-- Begin EXTRACTED RECORDS --

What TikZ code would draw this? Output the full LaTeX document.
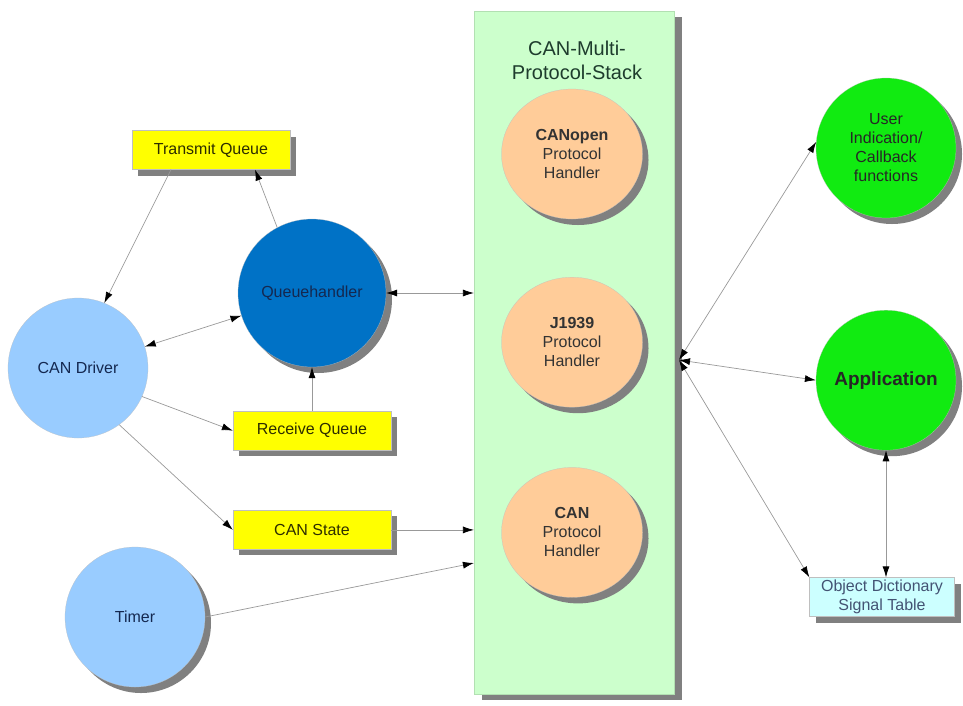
\documentclass[tikz,border=0pt]{standalone}
\usepackage{fontspec}
\setmainfont{Liberation Sans}
\usetikzlibrary{positioning}
\usetikzlibrary{arrows.meta}
\usetikzlibrary{shadows}
\usetikzlibrary{shapes.geometric}
\definecolor{stackgreen}{RGB}{204,255,204}
\definecolor{handlerorange}{RGB}{255,204,153}
\definecolor{qhblue}{RGB}{0,114,198}
\definecolor{driverblue}{RGB}{153,204,255}
\definecolor{usergreen}{RGB}{17,235,17}
\definecolor{qyellow}{RGB}{255,255,0}
\definecolor{dictcyan}{RGB}{204,255,255}
\definecolor{navytext}{RGB}{20,40,80}
\definecolor{olivetext}{RGB}{45,45,0}
\definecolor{titletext}{RGB}{30,60,45}
\tikzset{basic/.style={draw=black!25,very thin,font=\fontsize{16}{19}\selectfont,align=center,inner sep=0pt}}
\tikzset{shadowed/.style={drop shadow={shadow xshift=6pt,shadow yshift=-6pt,fill=black!50,opacity=1}}}
\tikzset{stackbox/.style={basic,rectangle,draw=green!60!black!30,fill=stackgreen,minimum width=200pt,minimum height=683pt,drop shadow={shadow xshift=8pt,shadow yshift=-5pt,fill=black!50,opacity=1}}}
\tikzset{handler/.style={basic,ellipse,fill=handlerorange,minimum width=141pt,minimum height=130pt,text=black!80,shadowed}}
\tikzset{driver/.style={basic,circle,fill=driverblue,minimum size=140pt,text=navytext}}
\tikzset{qhandler/.style={basic,circle,fill=qhblue,minimum size=148pt,text=navytext,shadowed}}
\tikzset{queue/.style={basic,rectangle,fill=qyellow,minimum width=158pt,minimum height=39pt,text=olivetext,shadowed}}
\tikzset{userfn/.style={basic,circle,fill=usergreen,minimum size=140pt,text=black!85,shadowed}}
\tikzset{dict/.style={basic,rectangle,fill=dictcyan,minimum width=145pt,minimum height=39pt,text=navytext!80,shadowed}}
\tikzset{link/.style={draw=black!40,line width=0.7pt,->}}
\tikzset{dlink/.style={link,<->}}

\begin{document}
\begin{tikzpicture}[x=1pt,y=-1pt,>={Latex[length=11pt,width=7pt,black]}]
    \useasboundingbox (0,0) rectangle (963,705);
    % protocol stack
    \node[stackbox] (stack) at (574,353) {};
    \node[font=\fontsize{20}{24}\selectfont,align=center,text=titletext] (title) at (577,60) {CAN-Multi-\\Protocol-Stack};
    \node[handler] (canopen) at (572,154) {\textbf{CANopen}\\Protocol\\Handler};
    \node[handler,below=58pt of canopen] (j1939) {\textbf{J1939}\\Protocol\\Handler};
    \node[handler,below=60pt of j1939] (canh) {\textbf{CAN}\\Protocol\\Handler};
    % driver side
    \node[driver] (drv) at (78,368) {CAN Driver};
    \node[driver,shadowed] (tmr) at (135,617) {Timer};
    \node[qhandler] (qh) at (312,293) {Queuehandler};
    \node[queue] (txq) at (211,150) {Transmit Queue};
    \node[queue,below=44pt of qh] (rxq) {Receive Queue};
    \node[queue,below=60pt of rxq] (state) {CAN State};
    % user side
    \node[userfn] (usr) at (886,148) {User\\Indication/\\Callback\\functions};
    \node[userfn,below=92pt of usr,font=\bfseries\fontsize{19}{22}\selectfont] (app) {Application};
    \node[dict] (od) at (882,597) {Object Dictionary\\Signal Table};
    \coordinate (hub) at (679,360);
    \coordinate (tmrin) at ([yshift=-210pt]stack.west);
    % connectors
    \draw[link] ([xshift=-40pt]txq.south) -- (drv.68);
    \draw[link] (qh.118) -- ([xshift=44pt]txq.south);
    \draw[dlink] (drv) -- (qh);
    \draw[dlink] (qh) -- (qh -| stack.west);
    \draw[link] (rxq) -- (qh);
    \draw[link] (drv.-24) -- (rxq.west);
    \draw[link] (drv.-54) -- (state.west);
    \draw[link] (state) -- (state -| stack.west);
    \draw[link] (tmr.east) -- (tmrin);
    \draw[dlink] (hub) -- (usr.175);
    \draw[dlink] (hub) -- (app.west);
    \draw[dlink] (hub) -- (od.north west);
    \draw[dlink] (app.south) -- (app.south |- od.north);
\end{tikzpicture}
\end{document}
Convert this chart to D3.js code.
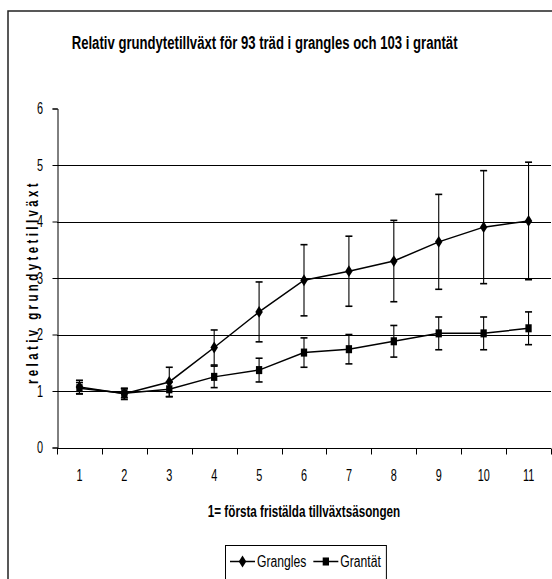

-- End EXTRACTED RECORDS --

### WHAT IS REQUIRED:
Replicate the material above verbatim; images stay out of the copy.

### EXERCISE OUTPUT:
What TikZ code would draw this? Output the full LaTeX document.
\documentclass[tikz,border=0pt]{standalone}
\usepackage{fontspec}
\setmainfont{Liberation Sans}
\usetikzlibrary{positioning}
\usetikzlibrary{arrows.meta}
\usetikzlibrary{shadows}
\usetikzlibrary{shapes.geometric}
\definecolor{stackgreen}{RGB}{204,255,204}
\definecolor{handlerorange}{RGB}{255,204,153}
\definecolor{qhblue}{RGB}{0,114,198}
\definecolor{driverblue}{RGB}{153,204,255}
\definecolor{usergreen}{RGB}{17,235,17}
\definecolor{qyellow}{RGB}{255,255,0}
\definecolor{dictcyan}{RGB}{204,255,255}
\definecolor{navytext}{RGB}{20,40,80}
\definecolor{olivetext}{RGB}{45,45,0}
\definecolor{titletext}{RGB}{30,60,45}
\tikzset{basic/.style={draw=black!25,very thin,font=\fontsize{16}{19}\selectfont,align=center,inner sep=0pt}}
\tikzset{shadowed/.style={drop shadow={shadow xshift=6pt,shadow yshift=-6pt,fill=black!50,opacity=1}}}
\tikzset{stackbox/.style={basic,rectangle,draw=green!60!black!30,fill=stackgreen,minimum width=200pt,minimum height=683pt,drop shadow={shadow xshift=8pt,shadow yshift=-5pt,fill=black!50,opacity=1}}}
\tikzset{handler/.style={basic,ellipse,fill=handlerorange,minimum width=141pt,minimum height=130pt,text=black!80,shadowed}}
\tikzset{driver/.style={basic,circle,fill=driverblue,minimum size=140pt,text=navytext}}
\tikzset{qhandler/.style={basic,circle,fill=qhblue,minimum size=148pt,text=navytext,shadowed}}
\tikzset{queue/.style={basic,rectangle,fill=qyellow,minimum width=158pt,minimum height=39pt,text=olivetext,shadowed}}
\tikzset{userfn/.style={basic,circle,fill=usergreen,minimum size=140pt,text=black!85,shadowed}}
\tikzset{dict/.style={basic,rectangle,fill=dictcyan,minimum width=145pt,minimum height=39pt,text=navytext!80,shadowed}}
\tikzset{link/.style={draw=black!40,line width=0.7pt,->}}
\tikzset{dlink/.style={link,<->}}

\begin{document}
\begin{tikzpicture}[x=1pt,y=-1pt,>={Latex[length=11pt,width=7pt,black]}]
    \useasboundingbox (0,0) rectangle (963,705);
    % protocol stack
    \node[stackbox] (stack) at (574,353) {};
    \node[font=\fontsize{20}{24}\selectfont,align=center,text=titletext] (title) at (577,60) {CAN-Multi-\\Protocol-Stack};
    \node[handler] (canopen) at (572,154) {\textbf{CANopen}\\Protocol\\Handler};
    \node[handler,below=58pt of canopen] (j1939) {\textbf{J1939}\\Protocol\\Handler};
    \node[handler,below=60pt of j1939] (canh) {\textbf{CAN}\\Protocol\\Handler};
    % driver side
    \node[driver] (drv) at (78,368) {CAN Driver};
    \node[driver,shadowed] (tmr) at (135,617) {Timer};
    \node[qhandler] (qh) at (312,293) {Queuehandler};
    \node[queue] (txq) at (211,150) {Transmit Queue};
    \node[queue,below=44pt of qh] (rxq) {Receive Queue};
    \node[queue,below=60pt of rxq] (state) {CAN State};
    % user side
    \node[userfn] (usr) at (886,148) {User\\Indication/\\Callback\\functions};
    \node[userfn,below=92pt of usr,font=\bfseries\fontsize{19}{22}\selectfont] (app) {Application};
    \node[dict] (od) at (882,597) {Object Dictionary\\Signal Table};
    \coordinate (hub) at (679,360);
    \coordinate (tmrin) at ([yshift=-210pt]stack.west);
    % connectors
    \draw[link] ([xshift=-40pt]txq.south) -- (drv.68);
    \draw[link] (qh.118) -- ([xshift=44pt]txq.south);
    \draw[dlink] (drv) -- (qh);
    \draw[dlink] (qh) -- (qh -| stack.west);
    \draw[link] (rxq) -- (qh);
    \draw[link] (drv.-24) -- (rxq.west);
    \draw[link] (drv.-54) -- (state.west);
    \draw[link] (state) -- (state -| stack.west);
    \draw[link] (tmr.east) -- (tmrin);
    \draw[dlink] (hub) -- (usr.175);
    \draw[dlink] (hub) -- (app.west);
    \draw[dlink] (hub) -- (od.north west);
    \draw[dlink] (app.south) -- (app.south |- od.north);
\end{tikzpicture}
\end{document}
Convert this chart to D3.js code.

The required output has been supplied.